Guest presentation 📷 Sophia Nasif
Our dream team at Kuda Huraa
Hello! My name is Gabriele, marine biology intern for Marine Savers at Kuda Huraa.
After completing my Master’s dissertation in mid-September, I was certainly not expecting to be in the Maldives merely one month later. I remember the day when I first touched down on the runway in the tropical wonderland that is the Maldives… it was raining! 🌦️
My first week was extremely hectic, as we had just admitted a new Olive Ridley turtle patient (Emma)… and things were happening left, right, and centre. Most of my time here is comprised of helping the Coral, Turtle, and Marine Biologists – a little bit of everything. I feed the turtles twice a day and clean their pools. I also carry out some turtle identification whenever we get photos submitted to our Facebook group, or when we photograph wild turtles while working or on our days off.
Additionally, I assist with the monthly turtle examinations, when we check their health and take measurements of weight and size. With Emma, our newest turtle, I help with debriding her wounds, and taking photos to monitor the healing process.
With corals, I help with coral spawning monitoring during the full and new moons, which means we can sometimes be in the water from 17:00 to 23:00. Even though it takes up a lot of time, I still find it amazing to see things that I might not see normally during the daytime, such as marine bioluminescence, and our resident nurse shark that likes to rest under our coral frames.
We take regular monitoring photos of our coral frames, which we use for scientific purposes, to track coral health and growth over time.
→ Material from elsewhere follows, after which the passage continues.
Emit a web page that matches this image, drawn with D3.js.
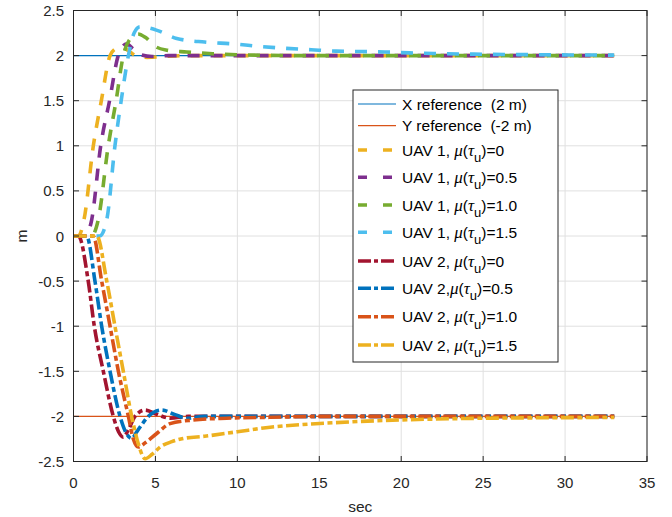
<!DOCTYPE html>
<html>
<head>
<meta charset="utf-8">
<script src="https://cdn.jsdelivr.net/npm/d3@7"></script>
<style>
body { margin: 0; background: #fff; }
svg { display: block; font-family: "Liberation Sans", Arial, Helvetica, sans-serif; }
</style>
</head>
<body>
<div id="chart"></div>
<script>
const W = 672, H = 517;
const PLOT = { LEFT: 73.5, RIGHT: 647, TOP: 10.5, BOTTOM: 461.5 };

// axis ticks
const xTicks = [0, 5, 10, 15, 20, 25, 30, 35];
const yTicks = [2.5, 2, 1.5, 1, 0.5, 0, -0.5, -1, -1.5, -2, -2.5];

// reference values (sec span and metres)
const refSpan = [0, 33];
const xRef = 2, yRef = -2;

// UAV 1 (x position): [sec, m]
const uav1Mu0 = [[0,0],[0.3,0],[0.64,0.18],[1.21,1.0],[1.7,1.5],[2.23,2.0],[2.6,2.08],[2.9,2.1],[3.3,2.06],[3.8,2.0],[4.5,1.98],[5.5,1.99],[7,2.0],[10,2.0],[33,2.0]];
const uav1Mu05 = [[0,0],[0.7,0],[1.11,0.18],[1.66,1.0],[2.2,1.5],[2.73,2.0],[3.0,2.1],[3.25,2.13],[3.6,2.08],[4.1,2.01],[4.8,1.99],[5.8,2.0],[7,2.0],[33,2.0]];
const uav1Mu10 = [[0,0],[1.1,0],[1.51,0.18],[2.12,1.0],[2.6,1.5],[3.04,2.0],[3.4,2.17],[3.94,2.24],[4.4,2.2],[5.0,2.1],[5.7,2.06],[6.9,2.04],[8.5,2.02],[10,2.01],[14,2.0],[33,2.0]];
const uav1Mu15 = [[0,0],[1.6,0],[2.03,0.18],[2.53,1.0],[2.95,1.55],[3.35,2.0],[3.7,2.25],[4.06,2.32],[4.5,2.31],[5.1,2.28],[6.3,2.19],[8,2.15],[9.7,2.13],[11.5,2.1],[13,2.08],[14.5,2.065],[16,2.05],[17.5,2.045],[19,2.04],[20.5,2.03],[22,2.023],[25,2.015],[28,2.01],[33,2.005]];

// UAV 2 (y position)
const uav2Mu0 = [[0,0],[0.3,0],[0.9,-0.5],[1.27,-1.0],[1.82,-1.5],[2.43,-2.0],[2.75,-2.17],[3.04,-2.23],[3.35,-2.15],[3.75,-2.0],[4.37,-1.93],[5.0,-1.97],[5.9,-2.02],[7,-2.0],[33,-2.0]];
const uav2Mu05 = [[0,0],[0.8,0],[1.31,-0.5],[1.72,-1.0],[2.23,-1.5],[2.84,-2.0],[3.2,-2.18],[3.55,-2.245],[3.9,-2.16],[4.57,-2.0],[5.38,-1.93],[6.2,-1.98],[6.9,-2.02],[8,-2.0],[33,-2.0]];
const uav2Mu10 = [[0,0],[1.2,0],[1.72,-0.5],[2.23,-1.0],[2.74,-1.5],[3.35,-2.0],[3.65,-2.25],[3.96,-2.34],[4.4,-2.29],[5.08,-2.19],[5.89,-2.08],[7.3,-2.04],[9.35,-2.02],[12,-2.01],[15,-2.0],[33,-2.0]];
const uav2Mu15 = [[0,0],[1.42,0],[2.03,-0.5],[2.53,-1.0],[3.04,-1.5],[3.55,-2.0],[3.95,-2.3],[4.37,-2.47],[4.8,-2.42],[5.28,-2.34],[6.0,-2.28],[6.7,-2.245],[8,-2.22],[10,-2.17],[12,-2.12],[14,-2.09],[17,-2.06],[19,-2.045],[21,-2.034],[24,-2.023],[28,-2.016],[33,-2.012]];

const muValues = ["0", "0.5", "1.0", "1.5"];
const uav1Series = [uav1Mu0, uav1Mu05, uav1Mu10, uav1Mu15];
const uav2Series = [uav2Mu0, uav2Mu05, uav2Mu10, uav2Mu15];
const uav1Colors = ["#EDB120", "#7E2F8E", "#77AC30", "#4DBEEE"];
const uav2Colors = ["#A2142F", "#0072BD", "#D95319", "#EDB120"];
const refColors = ["#0072BD", "#D95319"];

const DASH = "12,11", DASHDOT = "13,3.5,5,3.5";
const LW = 3.6;

const svg = d3.select("#chart").append("svg")
    .attr("width", W).attr("height", H);

const x = d3.scaleLinear().domain([0, 35]).range([PLOT.LEFT, PLOT.RIGHT]);
const y = d3.scaleLinear().domain([-2.5, 2.5]).range([PLOT.BOTTOM, PLOT.TOP]);

// grid
const grid = svg.append("g").attr("stroke", "#e0e0e0").attr("stroke-width", 1);
grid.selectAll(".gx").data(xTicks).enter().append("line")
    .attr("x1", d => x(d)).attr("x2", d => x(d))
    .attr("y1", PLOT.TOP).attr("y2", PLOT.BOTTOM);
grid.selectAll(".gy").data(yTicks).enter().append("line")
    .attr("x1", PLOT.LEFT).attr("x2", PLOT.RIGHT)
    .attr("y1", d => y(d)).attr("y2", d => y(d));

svg.append("defs").append("clipPath").attr("id", "clip")
    .append("rect").attr("x", PLOT.LEFT).attr("y", PLOT.TOP)
    .attr("width", PLOT.RIGHT - PLOT.LEFT).attr("height", PLOT.BOTTOM - PLOT.TOP);

const plot = svg.append("g").attr("clip-path", "url(#clip)");
const line = d3.line().x(d => x(d[0])).y(d => y(d[1])).curve(d3.curveMonotoneX);

// reference lines
[xRef, yRef].forEach((v, i) => {
    plot.append("path")
        .attr("d", line(refSpan.map(t => [t, v])))
        .attr("fill", "none").attr("stroke", refColors[i]).attr("stroke-width", 1.2);
});

uav1Series.forEach((s, i) => {
    plot.append("path").attr("d", line(s))
        .attr("fill", "none").attr("stroke", uav1Colors[i])
        .attr("stroke-width", LW).attr("stroke-dasharray", DASH);
});
uav2Series.forEach((s, i) => {
    plot.append("path").attr("d", line(s))
        .attr("fill", "none").attr("stroke", uav2Colors[i])
        .attr("stroke-width", LW).attr("stroke-dasharray", DASHDOT);
});

// axes: box with inward ticks on all sides
const axisColor = "#262626";
const ax = svg.append("g").attr("font-size", 15).attr("fill", axisColor);
ax.append("rect").attr("x", PLOT.LEFT).attr("y", PLOT.TOP)
    .attr("width", PLOT.RIGHT - PLOT.LEFT).attr("height", PLOT.BOTTOM - PLOT.TOP)
    .attr("fill", "none").attr("stroke", axisColor).attr("stroke-width", 1);
const TL = 5.5;
xTicks.forEach(t => {
    ax.append("line").attr("x1", x(t)).attr("x2", x(t)).attr("y1", PLOT.BOTTOM).attr("y2", PLOT.BOTTOM - TL).attr("stroke", axisColor);
    ax.append("line").attr("x1", x(t)).attr("x2", x(t)).attr("y1", PLOT.TOP).attr("y2", PLOT.TOP + TL).attr("stroke", axisColor);
    ax.append("text").attr("x", x(t)).attr("y", PLOT.BOTTOM + 26)
        .attr("text-anchor", "middle").text(t);
});
yTicks.forEach(v => {
    ax.append("line").attr("x1", PLOT.LEFT).attr("x2", PLOT.LEFT + TL).attr("y1", y(v)).attr("y2", y(v)).attr("stroke", axisColor);
    ax.append("line").attr("x1", PLOT.RIGHT).attr("x2", PLOT.RIGHT - TL).attr("y1", y(v)).attr("y2", y(v)).attr("stroke", axisColor);
    ax.append("text").attr("x", PLOT.LEFT - 9.5).attr("y", y(v) + 5.5)
        .attr("text-anchor", "end").text(v);
});
ax.append("text").attr("x", (PLOT.LEFT + PLOT.RIGHT) / 2).attr("y", 512)
    .attr("text-anchor", "middle").attr("font-size", 15.5).text("sec");
ax.append("text").attr("transform", `translate(27, ${y(0)}) rotate(-90)`)
    .attr("text-anchor", "middle").attr("font-size", 15.5).text("m");

// legend
const LEG = { X: 353, Y: 90, W: 205, H: 272 };
const leg = svg.append("g").attr("font-size", 15.5).attr("fill", "#000");
leg.append("rect").attr("x", LEG.X).attr("y", LEG.Y).attr("width", LEG.W).attr("height", LEG.H)
    .attr("fill", "#fff").attr("stroke", axisColor).attr("stroke-width", 1);

const legendRows = [
    { label: "X reference  (2 m)", color: refColors[0], dash: null, w: 1.2 },
    { label: "Y reference  (-2 m)", color: refColors[1], dash: null, w: 1.2 }
];
muValues.forEach((m, i) => legendRows.push({ prefix: "UAV 1, ", mu: m, color: uav1Colors[i], dash: "9,16", w: LW }));
muValues.forEach((m, i) => legendRows.push({ prefix: i === 1 ? "UAV 2," : "UAV 2, ", mu: m, color: uav2Colors[i], dash: "13,3,4,3", w: LW }));
const rowY = [104, 125.7, 150, 177.3, 205, 232.3, 261, 288.3, 316.7, 345];

legendRows.forEach((r, i) => {
    const cy = rowY[i];
    leg.append("line").attr("x1", 358).attr("x2", 396).attr("y1", cy).attr("y2", cy)
        .attr("stroke", r.color).attr("stroke-width", r.w)
        .attr("stroke-dasharray", r.dash);
    const t = leg.append("text").attr("x", 402).attr("y", cy + 5.5).style("white-space", "pre");
    if (r.label) { t.text(r.label); return; }
    t.append("tspan").text(r.prefix);
    t.append("tspan").attr("font-style", "italic").attr("font-family", "'Liberation Serif', serif").attr("font-size", 17).text("\u03bc");
    t.append("tspan").text("(");
    t.append("tspan").attr("font-style", "italic").attr("font-family", "'Liberation Serif', serif").attr("font-size", 17).text("\u03c4");
    t.append("tspan").attr("dy", 6.5).attr("font-size", 13).text("u");
    t.append("tspan").attr("dy", -6.5).text(")=" + r.mu);
});
</script>
</body>
</html>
Guests of the Resort and online sponsors receive photo updates of their frame every six months (we email out a website link).
From the marine biology side of things, I deliver various presentations and talks to Resort guests, right before we set out on one of our excursions. I also take guests on our sunset dolphin cruises, where I work on our dolphin identification project by taking photos of their dorsal fins. Back in the office, I then analyse the images with DARWIN software to either match them to previously identified dolphins, or mark them as new individuals in the database. I also perform data entry to record the marine life that has been spotted during dives and snorkels, by both guests and staff.
Once all my daily tasks are complete, I work on my intern project. I am building a 3D-model of the island and the surrounding reefs, for 3D-printing as an interactable for guests to see the locations of all our coral frames. It can also be a useful tool for us to track our frames in a semi-interactive environment. (This is still very much a work in progress!)